[c-nsp] Troubleshoot UDP out-of-sequence

Lamar Owen lowen at pari.edu
Tue Sep 13 09:56:04 EDT 2011


On Monday, September 12, 2011 07:47:14 PM Persio Pucci wrote:
> The bad part is that I believe my customers (and the boss) won't take
> "that's how UDP works" for an answer. Although there's TCP Replay for the
> multicast streams, it is somewhat "delayed" from the realtime data and that
> puts them behind other competitors.

First of all, you have my sympathy, really you do.  I have been in the position of being between customer/employer demands and the hard limitations of the technology being used, and it can be difficult to bring the customer/employer to the realization that the technology chosen just simply is not suited to the required task.

Having said that, the technology that comes to my mind first to try to get a stream of UDP packets across the link in an ordered way is layer 2 tunneling of some sort, like L2TPv3.

That will introduce its own latency, of course.

But the speed of light is introducing its own latency there as well due to the path length, and it may be that any resiliency in the SDH network you're using may require path diversity, and if those paths aren't the same length, it might be that a packet could start on a shorter path after another packet starts on the longer path, and the first packet arrives first, out of order.  And it doesn't matter what the customer wants; the speed of light is the speed of light.  UDP is what UDP is; there is no concept of sequence built into the protocol.

Tunneling, of course, introduces possibly unacceptable latency that could be greater than the latency of the TCP Replay.  Tunneling in the way I'm talking about also puts all those stations on the same layer 2 broadcast domain, with all the problems that sort of network implies.
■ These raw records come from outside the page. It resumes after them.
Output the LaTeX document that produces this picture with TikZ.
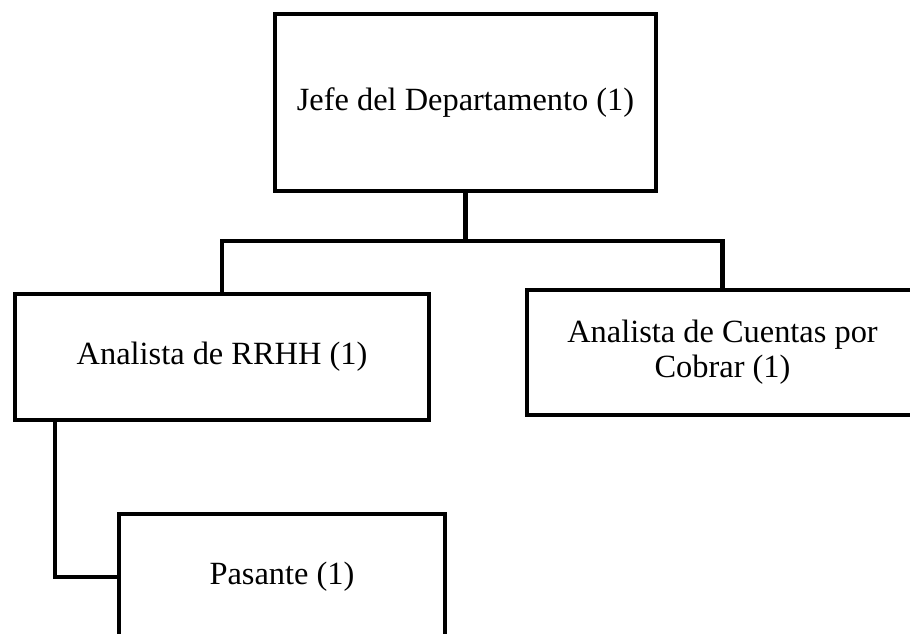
\documentclass[tikz,border=0pt]{standalone}
\usepackage{fontspec}
\setmainfont{Liberation Serif}
\usepackage{tikz}

\begin{document}
\begin{tikzpicture}[x=0.5pt, y=-0.5pt, line width=2.2pt,
                    puesto/.style = {draw, rectangle, inner sep=0pt, outer sep=0pt, align=center,
                                     font=\fontsize{16.2}{17.6}\selectfont}]
                    \useasboundingbox (0,0) rectangle (910,633);
                    \clip (0,0) rectangle (910,633);

                    \node[puesto, minimum width=190.5pt, minimum height=88.5pt] (jefe) at (465.5,102.5) {Jefe del Departamento (1)};
                    \node[puesto, minimum width=207pt, minimum height=63pt] (rrhh) at (222,357) {Analista de RRHH (1)};
                    \node[puesto, minimum width=195.5pt, minimum height=62.5pt] (cuentas) at (722.5,352.5) {Analista de Cuentas por\\Cobrar (1)};
                    \node[puesto, minimum width=163pt, minimum height=63pt] (pasante) at (282,577) {Pasante (1)};

                    \draw (jefe.south) -- ++(0,50) coordinate (rama);
                    \draw (rama) -| (rrhh.north);
                    \draw (rama) -| (cuentas.north);
                    \draw (rrhh.south west) ++(40,0) |- (pasante.west);
                \end{tikzpicture}
\end{document}
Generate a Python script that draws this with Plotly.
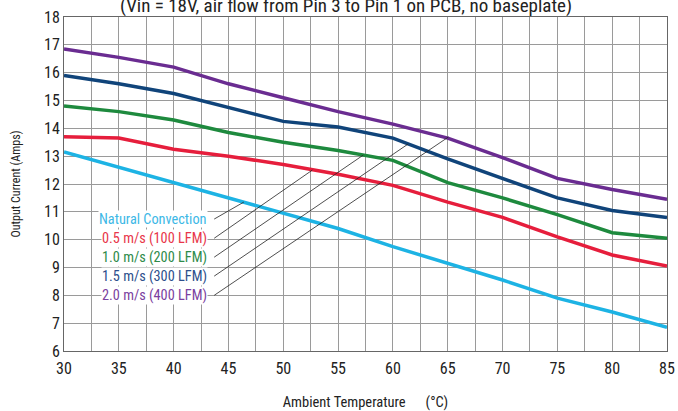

But as soon as that UDP stream hits a router, that router will assume that it can forward those packets out of order if it needs to do so (where need is determined dynamically by the router based on other traffic traversing the router, resource allocation on the router, etc).  And to top it all off, Cisco is not likely to treat UDP out-of-order delivery as a bug.

But it will be interesting to see what you find, especially if you find a 100% reliable way of forcing UDP to have ordered delivery.   That could prove useful for other applications. 

Yes, you need your ducks in a row to determine where the re-ordering is occuring, as well as a way to determine that the packet was indeed re-ordered.  This is not going to be easy, nor is it going to be inexpensive to find, in my opinion.  

But I of course reserve the right to be wrong.  Good luck.